Item #2680 Réflexions sur la colonie françoise de la Guyane. Contrôleur de la marine M. B.
Scarce Work on French Guiana and Slavery

Réflexions sur la colonie françoise de la Guyane.

[Paris?]: [S.n.], 1788. First edition. Sewn binding. Protected with blank paper wrappers. [6] 52 [2] p. Title and date in ink on the front cover by a later neat hand. Printed on thick paper. Partly uncut, untrimmed. With a few contemporary corrections in the text in ink (like in other copies). Some stains on the cover. Inside clean. Overall in fine condition.

A scarce and interesting source of the French efforts to colonize Guiana in the late 18th century.

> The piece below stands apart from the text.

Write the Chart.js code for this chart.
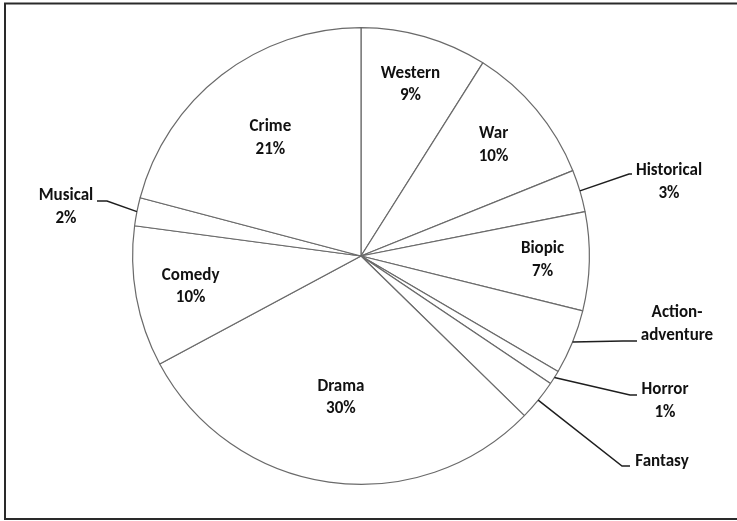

By the Treaty of Paris in 1763 France lost almost all her possessions in the Americas thus the relevance of her remaining islands on the Antilles and the territories in the Guianas dramatically increased. The first, ill-fated attempt to colonize Guiana with some 12,000 men in 1763 failed with a loss of about ten thousand settlers, killed by tropical diseases and hostile natives. The second endeavor in 1776 was much more successful. Under the administration of Pierre-Victor Malouet and with the assistance of the Swiss engineer Jean Samuel Guisan — and the heavy use of slave work — France established flourishing agriculture in the colony. This period ended very soon in the early 1790s when French Guiana was partly turned into a penal colony for political prisoners of the Revolution.

The present 1788 pamphlet describes the ill-fated first and the more successful second wave of colonization and designs an administrative plan based on slave work for the future success of the colony. Many chapters deal with the slaves and their work, and the author states that the “government should pay for about 3,000 African slaves to be introduced annually to populate Guyane until they are numerous enough to reproduce themselves.” (p. 15)

The essay was published anonymously, but the author’s name and title were added in ink by a contemporary hand to the title page of the copy held at the British Library however, for the most part it remained indecipherable to us: Par M. B[…], Contrôleur de la marine […].

Extremely scarce, we could trace copies in institutional holdings only in France (BnF, Bibliothèque Sainte-Geneviève) and the UK (BL). Sabin 29193; Hogg 1113 (The African Slave Trade and Its Suppression: A Classified and Annotated Bibliography of Books, Pamphlets and Periodical); Conlon 88:1966 (Le siècle des lumière. Vol. XXIII.).